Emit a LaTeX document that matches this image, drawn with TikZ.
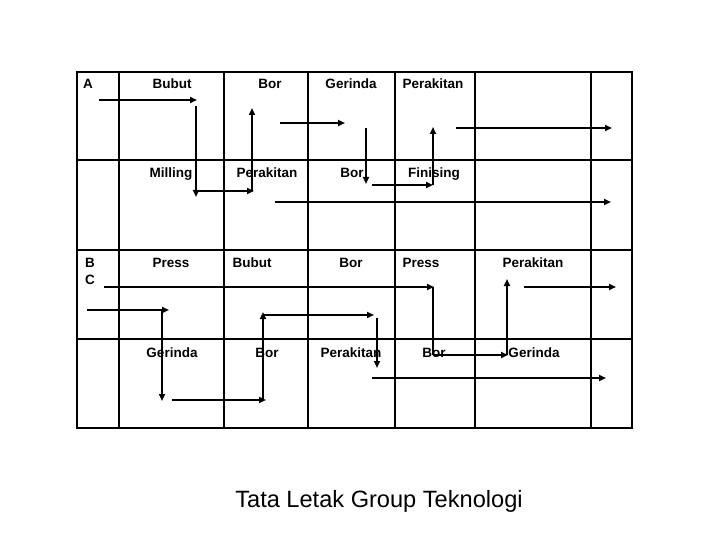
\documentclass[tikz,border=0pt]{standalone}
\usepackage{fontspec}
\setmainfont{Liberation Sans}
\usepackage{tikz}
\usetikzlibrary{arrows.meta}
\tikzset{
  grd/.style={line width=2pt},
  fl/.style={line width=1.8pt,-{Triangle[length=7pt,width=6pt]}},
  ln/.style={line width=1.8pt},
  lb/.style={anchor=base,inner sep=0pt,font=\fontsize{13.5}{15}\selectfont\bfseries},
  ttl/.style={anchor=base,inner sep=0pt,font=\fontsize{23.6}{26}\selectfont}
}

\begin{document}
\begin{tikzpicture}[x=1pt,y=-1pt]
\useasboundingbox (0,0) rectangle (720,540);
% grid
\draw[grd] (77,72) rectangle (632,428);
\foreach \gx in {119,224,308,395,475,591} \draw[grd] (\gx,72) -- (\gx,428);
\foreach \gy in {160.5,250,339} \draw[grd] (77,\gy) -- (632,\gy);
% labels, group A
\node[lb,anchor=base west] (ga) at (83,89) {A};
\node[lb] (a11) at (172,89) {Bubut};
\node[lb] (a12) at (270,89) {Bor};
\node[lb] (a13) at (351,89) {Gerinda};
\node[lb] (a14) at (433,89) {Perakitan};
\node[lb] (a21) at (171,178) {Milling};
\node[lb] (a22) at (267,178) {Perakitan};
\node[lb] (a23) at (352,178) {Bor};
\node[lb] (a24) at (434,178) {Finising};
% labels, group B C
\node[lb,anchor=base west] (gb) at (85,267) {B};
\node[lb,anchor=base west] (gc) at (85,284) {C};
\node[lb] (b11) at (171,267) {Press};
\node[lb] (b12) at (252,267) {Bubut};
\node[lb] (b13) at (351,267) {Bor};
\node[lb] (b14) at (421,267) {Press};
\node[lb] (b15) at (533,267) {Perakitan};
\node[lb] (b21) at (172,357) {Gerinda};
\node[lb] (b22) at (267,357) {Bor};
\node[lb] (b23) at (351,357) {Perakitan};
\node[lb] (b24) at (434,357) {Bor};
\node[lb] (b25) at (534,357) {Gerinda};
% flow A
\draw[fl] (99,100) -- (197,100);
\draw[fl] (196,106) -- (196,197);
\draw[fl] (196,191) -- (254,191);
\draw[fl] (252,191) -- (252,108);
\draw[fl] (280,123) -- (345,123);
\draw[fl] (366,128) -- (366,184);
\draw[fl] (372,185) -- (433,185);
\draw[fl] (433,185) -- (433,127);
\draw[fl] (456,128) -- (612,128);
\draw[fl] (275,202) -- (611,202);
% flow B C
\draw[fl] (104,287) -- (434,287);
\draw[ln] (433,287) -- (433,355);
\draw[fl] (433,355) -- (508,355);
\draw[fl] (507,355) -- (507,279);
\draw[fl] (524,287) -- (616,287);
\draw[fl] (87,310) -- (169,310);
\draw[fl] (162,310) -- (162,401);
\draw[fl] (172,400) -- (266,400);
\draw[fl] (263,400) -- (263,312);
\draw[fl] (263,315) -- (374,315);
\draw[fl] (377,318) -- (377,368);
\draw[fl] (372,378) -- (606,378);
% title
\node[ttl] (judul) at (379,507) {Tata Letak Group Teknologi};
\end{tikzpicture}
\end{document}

• Your objective:
Print the complete listing exactly as it stands, without its pictures.

• Response:
Emit a LaTeX document that matches this image, drawn with TikZ.
\documentclass[tikz,border=0pt]{standalone}
\usepackage{fontspec}
\setmainfont{Liberation Sans}
\usepackage{tikz}
\usetikzlibrary{arrows.meta}
\tikzset{
  grd/.style={line width=2pt},
  fl/.style={line width=1.8pt,-{Triangle[length=7pt,width=6pt]}},
  ln/.style={line width=1.8pt},
  lb/.style={anchor=base,inner sep=0pt,font=\fontsize{13.5}{15}\selectfont\bfseries},
  ttl/.style={anchor=base,inner sep=0pt,font=\fontsize{23.6}{26}\selectfont}
}

\begin{document}
\begin{tikzpicture}[x=1pt,y=-1pt]
\useasboundingbox (0,0) rectangle (720,540);
% grid
\draw[grd] (77,72) rectangle (632,428);
\foreach \gx in {119,224,308,395,475,591} \draw[grd] (\gx,72) -- (\gx,428);
\foreach \gy in {160.5,250,339} \draw[grd] (77,\gy) -- (632,\gy);
% labels, group A
\node[lb,anchor=base west] (ga) at (83,89) {A};
\node[lb] (a11) at (172,89) {Bubut};
\node[lb] (a12) at (270,89) {Bor};
\node[lb] (a13) at (351,89) {Gerinda};
\node[lb] (a14) at (433,89) {Perakitan};
\node[lb] (a21) at (171,178) {Milling};
\node[lb] (a22) at (267,178) {Perakitan};
\node[lb] (a23) at (352,178) {Bor};
\node[lb] (a24) at (434,178) {Finising};
% labels, group B C
\node[lb,anchor=base west] (gb) at (85,267) {B};
\node[lb,anchor=base west] (gc) at (85,284) {C};
\node[lb] (b11) at (171,267) {Press};
\node[lb] (b12) at (252,267) {Bubut};
\node[lb] (b13) at (351,267) {Bor};
\node[lb] (b14) at (421,267) {Press};
\node[lb] (b15) at (533,267) {Perakitan};
\node[lb] (b21) at (172,357) {Gerinda};
\node[lb] (b22) at (267,357) {Bor};
\node[lb] (b23) at (351,357) {Perakitan};
\node[lb] (b24) at (434,357) {Bor};
\node[lb] (b25) at (534,357) {Gerinda};
% flow A
\draw[fl] (99,100) -- (197,100);
\draw[fl] (196,106) -- (196,197);
\draw[fl] (196,191) -- (254,191);
\draw[fl] (252,191) -- (252,108);
\draw[fl] (280,123) -- (345,123);
\draw[fl] (366,128) -- (366,184);
\draw[fl] (372,185) -- (433,185);
\draw[fl] (433,185) -- (433,127);
\draw[fl] (456,128) -- (612,128);
\draw[fl] (275,202) -- (611,202);
% flow B C
\draw[fl] (104,287) -- (434,287);
\draw[ln] (433,287) -- (433,355);
\draw[fl] (433,355) -- (508,355);
\draw[fl] (507,355) -- (507,279);
\draw[fl] (524,287) -- (616,287);
\draw[fl] (87,310) -- (169,310);
\draw[fl] (162,310) -- (162,401);
\draw[fl] (172,400) -- (266,400);
\draw[fl] (263,400) -- (263,312);
\draw[fl] (263,315) -- (374,315);
\draw[fl] (377,318) -- (377,368);
\draw[fl] (372,378) -- (606,378);
% title
\node[ttl] (judul) at (379,507) {Tata Letak Group Teknologi};
\end{tikzpicture}
\end{document}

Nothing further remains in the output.